→ Requirements
Retype only what runs from the first line of the listing to the line holding "exp_decay_tau_s = [0.028, 0.028, 0.03]", both included. Do not retype the pictures.
BEGIN Entries supplied
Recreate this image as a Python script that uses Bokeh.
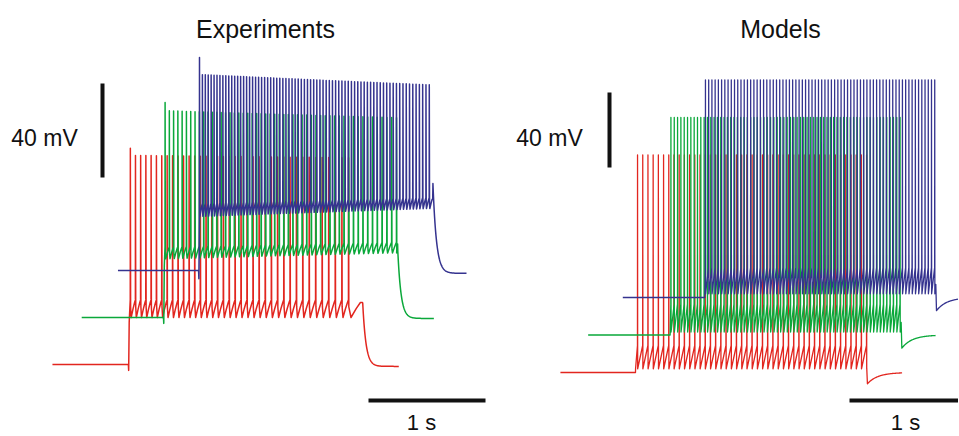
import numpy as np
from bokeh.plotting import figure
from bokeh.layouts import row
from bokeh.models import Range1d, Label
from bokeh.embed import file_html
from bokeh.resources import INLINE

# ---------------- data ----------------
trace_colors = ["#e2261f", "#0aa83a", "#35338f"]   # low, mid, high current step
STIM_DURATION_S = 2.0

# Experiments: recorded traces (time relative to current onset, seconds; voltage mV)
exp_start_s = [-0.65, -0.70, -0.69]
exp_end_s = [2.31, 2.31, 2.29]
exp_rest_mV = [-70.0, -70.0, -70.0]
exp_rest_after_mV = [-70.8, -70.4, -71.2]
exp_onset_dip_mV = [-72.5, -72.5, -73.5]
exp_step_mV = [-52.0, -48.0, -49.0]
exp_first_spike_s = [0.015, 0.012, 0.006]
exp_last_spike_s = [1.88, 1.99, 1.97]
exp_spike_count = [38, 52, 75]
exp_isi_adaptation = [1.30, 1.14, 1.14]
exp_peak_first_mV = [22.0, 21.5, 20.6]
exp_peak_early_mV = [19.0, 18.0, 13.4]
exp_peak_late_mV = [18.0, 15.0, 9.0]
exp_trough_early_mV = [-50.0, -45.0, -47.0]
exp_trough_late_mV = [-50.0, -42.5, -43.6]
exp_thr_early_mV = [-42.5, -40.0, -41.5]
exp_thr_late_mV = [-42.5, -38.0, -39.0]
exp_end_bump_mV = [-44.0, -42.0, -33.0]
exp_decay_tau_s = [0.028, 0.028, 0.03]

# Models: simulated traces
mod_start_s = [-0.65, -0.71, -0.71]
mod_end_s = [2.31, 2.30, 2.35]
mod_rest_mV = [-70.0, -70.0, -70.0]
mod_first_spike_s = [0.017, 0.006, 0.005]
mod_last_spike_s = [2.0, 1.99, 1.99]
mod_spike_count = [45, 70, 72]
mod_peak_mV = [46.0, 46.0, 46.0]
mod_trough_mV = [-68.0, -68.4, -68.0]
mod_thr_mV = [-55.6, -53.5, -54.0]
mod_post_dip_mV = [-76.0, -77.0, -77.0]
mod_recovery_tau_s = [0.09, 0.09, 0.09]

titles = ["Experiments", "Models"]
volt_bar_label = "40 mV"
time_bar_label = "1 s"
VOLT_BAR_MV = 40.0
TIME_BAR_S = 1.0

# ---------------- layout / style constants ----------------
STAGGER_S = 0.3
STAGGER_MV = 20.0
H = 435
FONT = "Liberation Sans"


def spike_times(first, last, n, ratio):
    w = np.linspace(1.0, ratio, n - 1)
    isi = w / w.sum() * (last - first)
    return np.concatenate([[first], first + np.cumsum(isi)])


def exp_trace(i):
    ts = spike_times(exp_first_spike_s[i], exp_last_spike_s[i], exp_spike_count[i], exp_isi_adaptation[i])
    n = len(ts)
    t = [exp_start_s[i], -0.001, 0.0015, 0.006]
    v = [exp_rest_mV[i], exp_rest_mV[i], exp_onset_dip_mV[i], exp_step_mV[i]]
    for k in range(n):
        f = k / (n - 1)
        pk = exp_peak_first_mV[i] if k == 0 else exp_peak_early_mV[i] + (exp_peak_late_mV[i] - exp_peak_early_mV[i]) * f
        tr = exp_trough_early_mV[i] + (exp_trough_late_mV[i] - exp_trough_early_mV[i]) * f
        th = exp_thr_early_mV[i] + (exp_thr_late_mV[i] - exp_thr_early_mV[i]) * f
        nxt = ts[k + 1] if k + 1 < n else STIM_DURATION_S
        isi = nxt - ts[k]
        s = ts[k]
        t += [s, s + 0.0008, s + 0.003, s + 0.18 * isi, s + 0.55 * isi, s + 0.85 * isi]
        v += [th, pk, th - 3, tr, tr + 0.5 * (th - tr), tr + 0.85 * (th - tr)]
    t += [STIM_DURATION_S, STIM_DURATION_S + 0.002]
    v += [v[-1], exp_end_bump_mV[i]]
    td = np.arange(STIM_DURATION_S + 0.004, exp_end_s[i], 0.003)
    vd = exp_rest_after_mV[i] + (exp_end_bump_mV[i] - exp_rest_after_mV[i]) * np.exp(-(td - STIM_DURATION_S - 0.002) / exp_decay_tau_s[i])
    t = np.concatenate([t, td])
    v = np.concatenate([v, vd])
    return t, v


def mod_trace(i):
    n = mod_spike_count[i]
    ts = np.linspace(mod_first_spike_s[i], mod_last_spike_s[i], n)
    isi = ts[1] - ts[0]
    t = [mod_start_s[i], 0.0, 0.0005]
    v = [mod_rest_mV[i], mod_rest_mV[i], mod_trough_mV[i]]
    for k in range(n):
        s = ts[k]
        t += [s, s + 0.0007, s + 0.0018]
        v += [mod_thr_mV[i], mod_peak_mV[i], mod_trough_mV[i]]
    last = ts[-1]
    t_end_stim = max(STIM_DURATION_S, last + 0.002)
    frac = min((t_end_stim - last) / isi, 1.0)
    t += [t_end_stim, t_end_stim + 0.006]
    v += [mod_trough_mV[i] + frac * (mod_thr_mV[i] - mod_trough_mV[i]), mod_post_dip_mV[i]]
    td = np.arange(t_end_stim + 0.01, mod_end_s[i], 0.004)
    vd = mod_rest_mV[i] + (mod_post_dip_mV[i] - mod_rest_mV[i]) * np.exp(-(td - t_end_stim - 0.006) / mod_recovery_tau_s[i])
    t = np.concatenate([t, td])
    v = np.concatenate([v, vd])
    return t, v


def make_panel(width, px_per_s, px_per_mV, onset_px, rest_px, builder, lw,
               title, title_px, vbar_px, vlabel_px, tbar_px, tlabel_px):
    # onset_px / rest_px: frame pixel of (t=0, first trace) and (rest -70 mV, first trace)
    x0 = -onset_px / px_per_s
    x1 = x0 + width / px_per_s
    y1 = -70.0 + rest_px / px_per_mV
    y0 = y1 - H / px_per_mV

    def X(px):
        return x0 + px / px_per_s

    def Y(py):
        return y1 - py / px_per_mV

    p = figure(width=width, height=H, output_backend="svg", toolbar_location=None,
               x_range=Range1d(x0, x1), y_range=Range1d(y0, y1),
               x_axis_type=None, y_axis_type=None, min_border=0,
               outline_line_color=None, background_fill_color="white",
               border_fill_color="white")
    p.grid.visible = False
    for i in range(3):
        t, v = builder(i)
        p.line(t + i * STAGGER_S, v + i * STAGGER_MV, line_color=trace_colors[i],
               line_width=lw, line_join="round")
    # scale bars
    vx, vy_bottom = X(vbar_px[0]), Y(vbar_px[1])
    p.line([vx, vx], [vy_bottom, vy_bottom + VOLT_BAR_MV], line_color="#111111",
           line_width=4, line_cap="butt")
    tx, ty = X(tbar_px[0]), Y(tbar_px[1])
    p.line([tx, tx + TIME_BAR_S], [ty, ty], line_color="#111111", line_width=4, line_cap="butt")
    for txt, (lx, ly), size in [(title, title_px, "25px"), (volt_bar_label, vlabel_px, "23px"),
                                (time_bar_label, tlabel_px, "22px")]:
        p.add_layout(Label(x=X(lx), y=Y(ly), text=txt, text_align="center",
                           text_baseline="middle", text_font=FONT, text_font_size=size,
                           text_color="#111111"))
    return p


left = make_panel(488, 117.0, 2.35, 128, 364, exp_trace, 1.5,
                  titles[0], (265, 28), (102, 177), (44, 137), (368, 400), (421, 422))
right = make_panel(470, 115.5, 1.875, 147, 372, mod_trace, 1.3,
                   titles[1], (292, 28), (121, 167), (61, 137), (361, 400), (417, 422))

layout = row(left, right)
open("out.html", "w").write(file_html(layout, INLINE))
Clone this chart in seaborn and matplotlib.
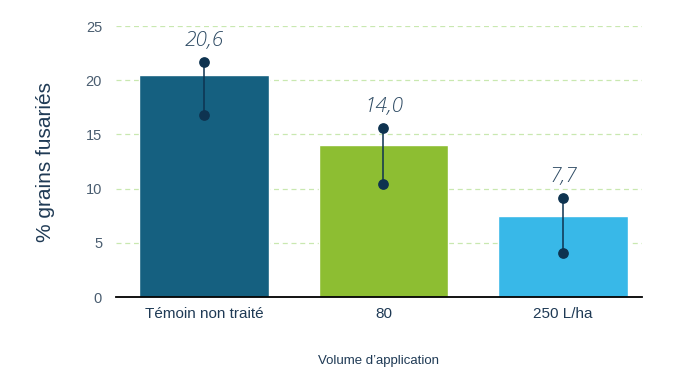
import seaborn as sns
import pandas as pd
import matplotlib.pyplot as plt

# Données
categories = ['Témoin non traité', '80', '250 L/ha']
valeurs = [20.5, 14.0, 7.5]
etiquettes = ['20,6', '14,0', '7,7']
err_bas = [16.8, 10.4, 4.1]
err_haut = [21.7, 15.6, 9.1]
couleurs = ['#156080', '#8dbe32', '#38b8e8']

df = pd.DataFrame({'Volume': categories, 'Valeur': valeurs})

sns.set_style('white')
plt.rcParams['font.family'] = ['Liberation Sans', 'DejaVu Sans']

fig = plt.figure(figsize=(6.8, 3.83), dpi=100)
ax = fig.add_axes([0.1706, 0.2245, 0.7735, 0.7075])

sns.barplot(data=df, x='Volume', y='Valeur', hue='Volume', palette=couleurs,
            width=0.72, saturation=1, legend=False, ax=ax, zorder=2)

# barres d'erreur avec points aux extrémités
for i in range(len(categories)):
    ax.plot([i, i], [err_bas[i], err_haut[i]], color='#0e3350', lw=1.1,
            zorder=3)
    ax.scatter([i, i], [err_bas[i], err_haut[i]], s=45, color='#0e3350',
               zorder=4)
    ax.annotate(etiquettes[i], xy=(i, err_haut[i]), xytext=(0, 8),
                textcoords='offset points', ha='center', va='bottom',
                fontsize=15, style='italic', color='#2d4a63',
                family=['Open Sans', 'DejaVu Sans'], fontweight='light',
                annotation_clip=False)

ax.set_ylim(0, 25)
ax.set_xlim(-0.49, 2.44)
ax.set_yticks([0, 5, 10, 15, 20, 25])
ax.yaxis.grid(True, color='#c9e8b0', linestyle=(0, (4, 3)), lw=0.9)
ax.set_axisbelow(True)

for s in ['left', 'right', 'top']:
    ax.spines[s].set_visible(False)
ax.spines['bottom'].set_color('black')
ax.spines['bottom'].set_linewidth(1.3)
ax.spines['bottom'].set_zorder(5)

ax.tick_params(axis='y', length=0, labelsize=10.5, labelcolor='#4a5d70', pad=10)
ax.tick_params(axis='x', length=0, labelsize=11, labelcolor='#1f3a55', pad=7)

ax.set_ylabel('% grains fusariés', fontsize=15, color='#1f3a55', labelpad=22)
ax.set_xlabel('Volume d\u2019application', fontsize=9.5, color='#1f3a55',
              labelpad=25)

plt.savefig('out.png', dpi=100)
END Entries supplied
→ Answer for the task
Recreate this image as a Python script that uses Bokeh.
import numpy as np
from bokeh.plotting import figure
from bokeh.layouts import row
from bokeh.models import Range1d, Label
from bokeh.embed import file_html
from bokeh.resources import INLINE

# ---------------- data ----------------
trace_colors = ["#e2261f", "#0aa83a", "#35338f"]   # low, mid, high current step
STIM_DURATION_S = 2.0

# Experiments: recorded traces (time relative to current onset, seconds; voltage mV)
exp_start_s = [-0.65, -0.70, -0.69]
exp_end_s = [2.31, 2.31, 2.29]
exp_rest_mV = [-70.0, -70.0, -70.0]
exp_rest_after_mV = [-70.8, -70.4, -71.2]
exp_onset_dip_mV = [-72.5, -72.5, -73.5]
exp_step_mV = [-52.0, -48.0, -49.0]
exp_first_spike_s = [0.015, 0.012, 0.006]
exp_last_spike_s = [1.88, 1.99, 1.97]
exp_spike_count = [38, 52, 75]
exp_isi_adaptation = [1.30, 1.14, 1.14]
exp_peak_first_mV = [22.0, 21.5, 20.6]
exp_peak_early_mV = [19.0, 18.0, 13.4]
exp_peak_late_mV = [18.0, 15.0, 9.0]
exp_trough_early_mV = [-50.0, -45.0, -47.0]
exp_trough_late_mV = [-50.0, -42.5, -43.6]
exp_thr_early_mV = [-42.5, -40.0, -41.5]
exp_thr_late_mV = [-42.5, -38.0, -39.0]
exp_end_bump_mV = [-44.0, -42.0, -33.0]
exp_decay_tau_s = [0.028, 0.028, 0.03]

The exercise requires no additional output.